Data shown
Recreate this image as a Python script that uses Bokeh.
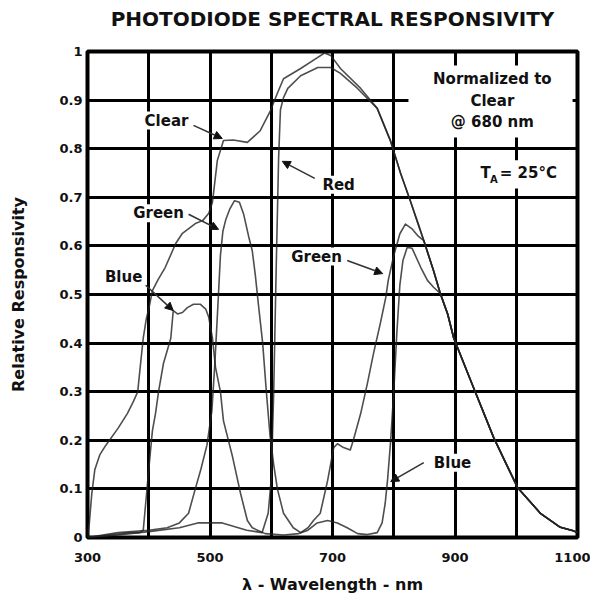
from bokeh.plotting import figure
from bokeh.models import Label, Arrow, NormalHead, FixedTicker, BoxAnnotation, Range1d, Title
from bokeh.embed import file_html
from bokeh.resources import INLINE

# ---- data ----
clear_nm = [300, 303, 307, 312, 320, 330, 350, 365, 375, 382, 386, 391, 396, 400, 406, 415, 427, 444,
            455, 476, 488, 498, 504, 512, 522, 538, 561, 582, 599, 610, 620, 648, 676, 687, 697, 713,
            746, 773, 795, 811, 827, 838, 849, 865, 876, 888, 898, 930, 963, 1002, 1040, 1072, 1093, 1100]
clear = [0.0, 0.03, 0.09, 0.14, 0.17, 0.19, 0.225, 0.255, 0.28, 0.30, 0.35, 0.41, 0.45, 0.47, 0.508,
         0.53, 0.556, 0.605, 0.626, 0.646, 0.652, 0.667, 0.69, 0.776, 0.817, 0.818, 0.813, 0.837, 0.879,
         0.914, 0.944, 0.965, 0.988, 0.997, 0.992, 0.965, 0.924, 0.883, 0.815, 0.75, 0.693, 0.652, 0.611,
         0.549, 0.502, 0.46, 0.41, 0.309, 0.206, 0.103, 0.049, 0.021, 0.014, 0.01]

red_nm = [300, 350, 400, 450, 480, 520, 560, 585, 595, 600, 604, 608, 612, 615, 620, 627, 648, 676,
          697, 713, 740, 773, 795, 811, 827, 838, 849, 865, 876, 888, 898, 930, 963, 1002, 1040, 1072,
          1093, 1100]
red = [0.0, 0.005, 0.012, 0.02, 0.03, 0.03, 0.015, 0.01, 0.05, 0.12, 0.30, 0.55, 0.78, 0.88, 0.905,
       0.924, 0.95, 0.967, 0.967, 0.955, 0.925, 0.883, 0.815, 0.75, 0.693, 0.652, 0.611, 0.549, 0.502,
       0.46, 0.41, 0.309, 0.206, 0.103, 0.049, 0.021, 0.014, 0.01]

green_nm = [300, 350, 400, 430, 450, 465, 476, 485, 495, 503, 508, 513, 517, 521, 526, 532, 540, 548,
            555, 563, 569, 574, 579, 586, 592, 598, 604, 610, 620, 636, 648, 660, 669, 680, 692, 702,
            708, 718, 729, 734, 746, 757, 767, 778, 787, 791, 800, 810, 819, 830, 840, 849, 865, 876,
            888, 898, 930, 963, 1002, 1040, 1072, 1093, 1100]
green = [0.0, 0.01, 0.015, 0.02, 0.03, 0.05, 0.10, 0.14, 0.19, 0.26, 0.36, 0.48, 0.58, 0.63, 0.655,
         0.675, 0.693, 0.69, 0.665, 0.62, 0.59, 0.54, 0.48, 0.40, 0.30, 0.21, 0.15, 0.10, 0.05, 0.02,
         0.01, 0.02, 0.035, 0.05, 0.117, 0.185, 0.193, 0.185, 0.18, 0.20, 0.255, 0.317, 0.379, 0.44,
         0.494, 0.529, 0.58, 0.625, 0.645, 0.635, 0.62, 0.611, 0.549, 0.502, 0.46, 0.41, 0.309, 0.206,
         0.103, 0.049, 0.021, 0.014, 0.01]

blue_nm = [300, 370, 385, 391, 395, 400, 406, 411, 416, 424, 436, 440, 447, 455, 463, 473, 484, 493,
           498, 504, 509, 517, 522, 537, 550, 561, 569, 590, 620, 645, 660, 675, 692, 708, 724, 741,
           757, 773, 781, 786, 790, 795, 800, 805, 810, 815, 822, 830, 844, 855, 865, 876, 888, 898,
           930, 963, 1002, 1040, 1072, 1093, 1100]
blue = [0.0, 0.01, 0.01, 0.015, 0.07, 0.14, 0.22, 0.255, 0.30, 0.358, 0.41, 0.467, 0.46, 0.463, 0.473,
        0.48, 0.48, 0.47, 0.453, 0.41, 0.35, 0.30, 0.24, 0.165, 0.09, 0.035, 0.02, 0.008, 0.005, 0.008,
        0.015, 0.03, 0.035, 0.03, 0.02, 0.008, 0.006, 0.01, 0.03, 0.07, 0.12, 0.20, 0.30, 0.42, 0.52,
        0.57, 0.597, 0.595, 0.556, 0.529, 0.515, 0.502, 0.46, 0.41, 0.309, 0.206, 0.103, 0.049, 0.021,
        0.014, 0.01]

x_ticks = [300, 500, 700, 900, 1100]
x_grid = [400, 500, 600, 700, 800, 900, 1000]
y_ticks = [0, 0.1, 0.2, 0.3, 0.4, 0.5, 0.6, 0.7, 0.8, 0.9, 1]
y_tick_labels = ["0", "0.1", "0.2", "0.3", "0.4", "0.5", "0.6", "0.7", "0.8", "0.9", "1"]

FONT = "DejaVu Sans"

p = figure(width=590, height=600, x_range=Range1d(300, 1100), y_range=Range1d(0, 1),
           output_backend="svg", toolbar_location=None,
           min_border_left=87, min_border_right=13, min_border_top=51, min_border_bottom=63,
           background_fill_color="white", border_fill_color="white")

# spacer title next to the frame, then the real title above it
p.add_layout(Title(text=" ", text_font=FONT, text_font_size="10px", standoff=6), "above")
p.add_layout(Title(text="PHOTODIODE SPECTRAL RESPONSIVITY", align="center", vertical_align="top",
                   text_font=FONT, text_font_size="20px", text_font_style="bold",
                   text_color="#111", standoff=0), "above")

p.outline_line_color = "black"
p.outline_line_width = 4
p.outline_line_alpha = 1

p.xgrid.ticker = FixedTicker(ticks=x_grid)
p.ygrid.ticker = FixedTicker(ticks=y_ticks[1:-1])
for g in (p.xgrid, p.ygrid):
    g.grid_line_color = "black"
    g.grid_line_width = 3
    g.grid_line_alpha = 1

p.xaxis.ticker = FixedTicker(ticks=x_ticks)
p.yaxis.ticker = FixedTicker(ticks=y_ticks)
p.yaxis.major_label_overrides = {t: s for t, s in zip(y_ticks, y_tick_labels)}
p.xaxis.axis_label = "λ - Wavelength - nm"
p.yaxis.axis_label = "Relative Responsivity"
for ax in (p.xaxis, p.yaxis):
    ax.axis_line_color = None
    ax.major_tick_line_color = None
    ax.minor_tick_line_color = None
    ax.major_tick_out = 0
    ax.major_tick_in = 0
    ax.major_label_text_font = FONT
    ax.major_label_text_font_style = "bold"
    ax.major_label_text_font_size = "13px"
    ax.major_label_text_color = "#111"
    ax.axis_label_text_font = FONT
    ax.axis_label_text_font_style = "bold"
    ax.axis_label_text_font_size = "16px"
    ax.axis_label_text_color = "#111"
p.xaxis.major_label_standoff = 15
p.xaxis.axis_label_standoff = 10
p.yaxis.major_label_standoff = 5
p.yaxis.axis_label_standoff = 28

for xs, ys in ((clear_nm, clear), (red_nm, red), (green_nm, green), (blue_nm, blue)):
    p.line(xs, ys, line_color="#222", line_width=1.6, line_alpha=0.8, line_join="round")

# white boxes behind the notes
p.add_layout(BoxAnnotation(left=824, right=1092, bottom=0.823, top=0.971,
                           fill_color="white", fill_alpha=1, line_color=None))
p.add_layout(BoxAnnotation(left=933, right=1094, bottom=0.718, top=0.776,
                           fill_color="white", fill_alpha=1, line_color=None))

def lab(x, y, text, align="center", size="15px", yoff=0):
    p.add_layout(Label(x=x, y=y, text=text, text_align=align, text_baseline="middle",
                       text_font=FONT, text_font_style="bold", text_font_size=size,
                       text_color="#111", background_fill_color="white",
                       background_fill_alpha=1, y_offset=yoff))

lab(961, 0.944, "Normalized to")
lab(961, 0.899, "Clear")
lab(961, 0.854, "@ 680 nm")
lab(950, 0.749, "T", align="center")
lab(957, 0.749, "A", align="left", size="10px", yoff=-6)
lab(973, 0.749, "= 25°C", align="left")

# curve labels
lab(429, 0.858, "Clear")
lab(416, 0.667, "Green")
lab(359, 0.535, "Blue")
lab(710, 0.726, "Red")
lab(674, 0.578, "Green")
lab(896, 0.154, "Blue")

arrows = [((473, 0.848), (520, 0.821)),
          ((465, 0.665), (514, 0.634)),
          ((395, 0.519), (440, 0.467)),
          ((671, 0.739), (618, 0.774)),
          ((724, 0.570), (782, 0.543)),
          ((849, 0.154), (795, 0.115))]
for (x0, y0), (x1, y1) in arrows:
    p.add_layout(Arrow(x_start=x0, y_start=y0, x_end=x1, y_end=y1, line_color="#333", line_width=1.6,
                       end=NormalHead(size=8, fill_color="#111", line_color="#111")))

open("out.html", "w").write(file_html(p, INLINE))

--

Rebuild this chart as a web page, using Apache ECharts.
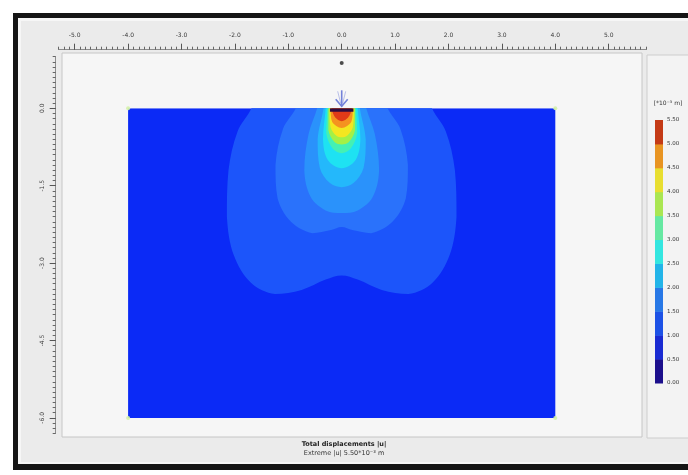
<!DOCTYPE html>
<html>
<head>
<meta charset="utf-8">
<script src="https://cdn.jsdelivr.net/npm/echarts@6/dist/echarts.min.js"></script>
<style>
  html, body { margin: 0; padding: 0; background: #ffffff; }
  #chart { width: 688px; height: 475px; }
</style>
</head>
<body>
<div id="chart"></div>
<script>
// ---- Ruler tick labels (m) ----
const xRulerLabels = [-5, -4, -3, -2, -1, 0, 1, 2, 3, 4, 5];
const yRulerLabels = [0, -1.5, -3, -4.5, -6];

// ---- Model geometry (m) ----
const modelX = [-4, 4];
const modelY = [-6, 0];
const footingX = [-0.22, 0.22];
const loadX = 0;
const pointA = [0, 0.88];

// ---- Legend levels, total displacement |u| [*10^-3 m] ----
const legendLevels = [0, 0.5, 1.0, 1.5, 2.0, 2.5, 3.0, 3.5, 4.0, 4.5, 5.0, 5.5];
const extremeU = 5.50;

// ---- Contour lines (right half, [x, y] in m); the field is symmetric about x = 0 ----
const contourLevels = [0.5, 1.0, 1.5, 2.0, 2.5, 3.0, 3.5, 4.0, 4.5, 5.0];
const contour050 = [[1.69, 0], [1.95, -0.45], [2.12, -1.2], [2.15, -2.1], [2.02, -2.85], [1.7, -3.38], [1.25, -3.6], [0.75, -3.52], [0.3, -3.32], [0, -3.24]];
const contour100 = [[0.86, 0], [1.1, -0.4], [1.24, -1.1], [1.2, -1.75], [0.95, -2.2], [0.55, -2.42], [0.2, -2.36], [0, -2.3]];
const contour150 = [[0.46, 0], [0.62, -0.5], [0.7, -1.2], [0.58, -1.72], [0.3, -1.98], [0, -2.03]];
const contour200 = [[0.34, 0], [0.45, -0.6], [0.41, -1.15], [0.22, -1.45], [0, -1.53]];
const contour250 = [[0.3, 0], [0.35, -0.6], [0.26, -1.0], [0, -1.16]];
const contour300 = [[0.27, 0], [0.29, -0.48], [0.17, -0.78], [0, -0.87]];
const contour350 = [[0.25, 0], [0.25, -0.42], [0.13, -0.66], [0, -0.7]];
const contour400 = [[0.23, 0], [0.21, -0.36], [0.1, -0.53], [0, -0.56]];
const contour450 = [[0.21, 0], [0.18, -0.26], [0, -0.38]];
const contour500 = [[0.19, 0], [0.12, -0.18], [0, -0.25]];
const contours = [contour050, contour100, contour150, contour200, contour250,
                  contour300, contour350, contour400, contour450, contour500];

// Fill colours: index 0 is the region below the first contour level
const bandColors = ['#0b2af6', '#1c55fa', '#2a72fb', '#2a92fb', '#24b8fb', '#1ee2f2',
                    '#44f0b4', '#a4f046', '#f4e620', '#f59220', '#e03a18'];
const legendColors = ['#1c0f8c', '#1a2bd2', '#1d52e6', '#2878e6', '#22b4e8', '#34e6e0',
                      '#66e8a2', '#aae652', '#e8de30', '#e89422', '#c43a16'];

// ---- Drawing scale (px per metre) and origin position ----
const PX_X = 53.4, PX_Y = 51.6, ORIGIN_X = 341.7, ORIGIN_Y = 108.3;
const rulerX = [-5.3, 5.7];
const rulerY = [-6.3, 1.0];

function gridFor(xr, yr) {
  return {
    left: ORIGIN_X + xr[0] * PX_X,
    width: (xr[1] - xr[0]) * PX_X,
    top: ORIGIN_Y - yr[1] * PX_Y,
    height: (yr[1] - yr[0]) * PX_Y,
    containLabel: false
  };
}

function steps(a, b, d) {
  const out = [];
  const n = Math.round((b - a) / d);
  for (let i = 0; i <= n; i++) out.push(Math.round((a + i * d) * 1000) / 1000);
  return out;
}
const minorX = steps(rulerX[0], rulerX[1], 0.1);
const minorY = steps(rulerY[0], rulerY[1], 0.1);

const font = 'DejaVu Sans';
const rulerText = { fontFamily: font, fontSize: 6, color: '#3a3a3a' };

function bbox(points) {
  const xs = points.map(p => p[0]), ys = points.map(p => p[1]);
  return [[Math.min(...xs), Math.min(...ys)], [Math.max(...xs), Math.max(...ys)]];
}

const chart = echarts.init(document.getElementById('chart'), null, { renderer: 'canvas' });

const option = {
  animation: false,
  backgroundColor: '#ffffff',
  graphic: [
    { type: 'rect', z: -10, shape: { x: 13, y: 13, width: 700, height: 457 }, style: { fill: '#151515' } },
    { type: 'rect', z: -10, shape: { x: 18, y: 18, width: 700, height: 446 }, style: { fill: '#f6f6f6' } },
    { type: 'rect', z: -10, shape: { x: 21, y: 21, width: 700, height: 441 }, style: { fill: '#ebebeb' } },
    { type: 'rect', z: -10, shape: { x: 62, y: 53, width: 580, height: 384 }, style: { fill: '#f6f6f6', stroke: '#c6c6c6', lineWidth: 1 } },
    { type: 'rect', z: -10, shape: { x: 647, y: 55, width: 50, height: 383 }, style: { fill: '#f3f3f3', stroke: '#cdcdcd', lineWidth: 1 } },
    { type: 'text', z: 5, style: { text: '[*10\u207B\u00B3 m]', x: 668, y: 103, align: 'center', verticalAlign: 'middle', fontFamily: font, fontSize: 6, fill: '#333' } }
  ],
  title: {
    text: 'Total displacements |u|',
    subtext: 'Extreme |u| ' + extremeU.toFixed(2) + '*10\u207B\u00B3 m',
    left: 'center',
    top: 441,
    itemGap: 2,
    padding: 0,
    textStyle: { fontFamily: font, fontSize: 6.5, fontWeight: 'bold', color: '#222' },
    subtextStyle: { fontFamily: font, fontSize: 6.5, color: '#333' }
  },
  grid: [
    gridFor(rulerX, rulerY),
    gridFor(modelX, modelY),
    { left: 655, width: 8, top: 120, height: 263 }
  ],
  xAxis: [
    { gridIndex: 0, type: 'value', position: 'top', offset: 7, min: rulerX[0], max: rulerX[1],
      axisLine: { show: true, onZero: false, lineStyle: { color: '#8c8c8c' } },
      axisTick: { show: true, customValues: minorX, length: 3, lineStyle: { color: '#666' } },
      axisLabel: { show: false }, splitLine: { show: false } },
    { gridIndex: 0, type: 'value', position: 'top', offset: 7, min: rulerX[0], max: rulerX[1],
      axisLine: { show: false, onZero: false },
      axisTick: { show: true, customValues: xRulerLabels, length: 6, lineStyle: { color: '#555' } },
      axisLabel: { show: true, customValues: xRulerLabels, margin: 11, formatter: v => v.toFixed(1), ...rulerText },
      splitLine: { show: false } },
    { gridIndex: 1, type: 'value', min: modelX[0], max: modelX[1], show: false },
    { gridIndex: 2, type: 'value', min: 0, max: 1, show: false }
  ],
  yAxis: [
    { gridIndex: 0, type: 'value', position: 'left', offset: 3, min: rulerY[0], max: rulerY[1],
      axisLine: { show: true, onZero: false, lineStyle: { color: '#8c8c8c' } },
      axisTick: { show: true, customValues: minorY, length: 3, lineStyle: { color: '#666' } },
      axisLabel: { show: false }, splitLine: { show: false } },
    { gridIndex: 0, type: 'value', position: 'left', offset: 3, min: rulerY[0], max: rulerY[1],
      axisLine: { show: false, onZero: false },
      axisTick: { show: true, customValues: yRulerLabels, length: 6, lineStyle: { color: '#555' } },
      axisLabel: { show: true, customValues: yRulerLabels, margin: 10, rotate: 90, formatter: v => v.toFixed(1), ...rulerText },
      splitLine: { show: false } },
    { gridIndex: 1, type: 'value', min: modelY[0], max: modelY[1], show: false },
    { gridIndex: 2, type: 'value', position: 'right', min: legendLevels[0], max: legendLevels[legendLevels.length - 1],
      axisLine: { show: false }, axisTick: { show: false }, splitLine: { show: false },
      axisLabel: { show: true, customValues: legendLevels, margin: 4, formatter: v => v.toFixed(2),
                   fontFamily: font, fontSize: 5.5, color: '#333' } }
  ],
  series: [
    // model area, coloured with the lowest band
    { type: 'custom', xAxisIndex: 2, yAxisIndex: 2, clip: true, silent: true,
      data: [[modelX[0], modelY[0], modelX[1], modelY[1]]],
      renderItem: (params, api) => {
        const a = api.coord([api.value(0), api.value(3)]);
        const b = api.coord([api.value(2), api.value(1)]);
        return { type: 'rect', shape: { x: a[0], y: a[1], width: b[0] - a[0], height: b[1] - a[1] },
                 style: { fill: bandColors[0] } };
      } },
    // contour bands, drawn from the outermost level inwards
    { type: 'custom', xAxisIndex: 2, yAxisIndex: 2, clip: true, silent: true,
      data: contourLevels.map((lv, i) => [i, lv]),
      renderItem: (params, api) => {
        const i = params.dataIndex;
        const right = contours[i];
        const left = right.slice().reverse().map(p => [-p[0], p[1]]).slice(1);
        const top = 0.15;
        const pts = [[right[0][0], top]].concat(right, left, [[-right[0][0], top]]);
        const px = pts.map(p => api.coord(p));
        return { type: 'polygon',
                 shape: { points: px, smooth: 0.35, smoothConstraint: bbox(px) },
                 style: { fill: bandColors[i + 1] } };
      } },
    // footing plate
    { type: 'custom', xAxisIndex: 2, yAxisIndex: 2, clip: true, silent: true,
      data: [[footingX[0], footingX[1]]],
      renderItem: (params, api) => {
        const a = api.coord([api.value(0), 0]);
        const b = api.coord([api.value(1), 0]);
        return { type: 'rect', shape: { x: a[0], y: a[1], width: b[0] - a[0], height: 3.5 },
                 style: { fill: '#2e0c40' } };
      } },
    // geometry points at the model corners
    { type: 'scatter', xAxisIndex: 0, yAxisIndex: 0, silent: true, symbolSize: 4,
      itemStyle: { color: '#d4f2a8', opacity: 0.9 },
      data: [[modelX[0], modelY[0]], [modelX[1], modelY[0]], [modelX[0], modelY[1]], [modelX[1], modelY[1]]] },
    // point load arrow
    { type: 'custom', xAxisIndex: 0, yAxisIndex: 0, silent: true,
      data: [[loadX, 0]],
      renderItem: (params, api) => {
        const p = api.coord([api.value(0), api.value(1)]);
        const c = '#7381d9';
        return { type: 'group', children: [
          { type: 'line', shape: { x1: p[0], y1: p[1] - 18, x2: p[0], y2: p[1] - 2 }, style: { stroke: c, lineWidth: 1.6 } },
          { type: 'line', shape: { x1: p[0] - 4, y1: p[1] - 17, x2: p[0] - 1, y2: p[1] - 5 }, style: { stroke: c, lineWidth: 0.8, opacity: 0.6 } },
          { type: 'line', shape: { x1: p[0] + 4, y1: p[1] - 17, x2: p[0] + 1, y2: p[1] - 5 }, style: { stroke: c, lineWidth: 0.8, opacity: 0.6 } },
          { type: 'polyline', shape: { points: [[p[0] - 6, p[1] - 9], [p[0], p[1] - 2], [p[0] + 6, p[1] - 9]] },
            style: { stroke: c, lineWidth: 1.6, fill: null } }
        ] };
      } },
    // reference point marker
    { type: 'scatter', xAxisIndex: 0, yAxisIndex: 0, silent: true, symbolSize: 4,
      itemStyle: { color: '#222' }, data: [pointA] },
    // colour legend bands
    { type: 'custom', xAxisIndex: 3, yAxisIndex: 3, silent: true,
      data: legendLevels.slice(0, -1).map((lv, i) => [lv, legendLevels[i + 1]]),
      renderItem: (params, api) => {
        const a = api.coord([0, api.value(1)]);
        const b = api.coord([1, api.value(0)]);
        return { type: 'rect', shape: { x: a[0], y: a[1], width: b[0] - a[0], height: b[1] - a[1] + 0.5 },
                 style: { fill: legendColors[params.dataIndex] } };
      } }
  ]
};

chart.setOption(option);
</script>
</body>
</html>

Instruction
Repeat exactly, and only, the lines between the line holding "Recreate this image" and the line holding "from bokeh.resources import INLINE", inclusive, leaving pictures out.

Task response
Recreate this image as a Python script that uses Bokeh.
from bokeh.plotting import figure
from bokeh.models import Label, Arrow, NormalHead, FixedTicker, BoxAnnotation, Range1d, Title
from bokeh.embed import file_html
from bokeh.resources import INLINE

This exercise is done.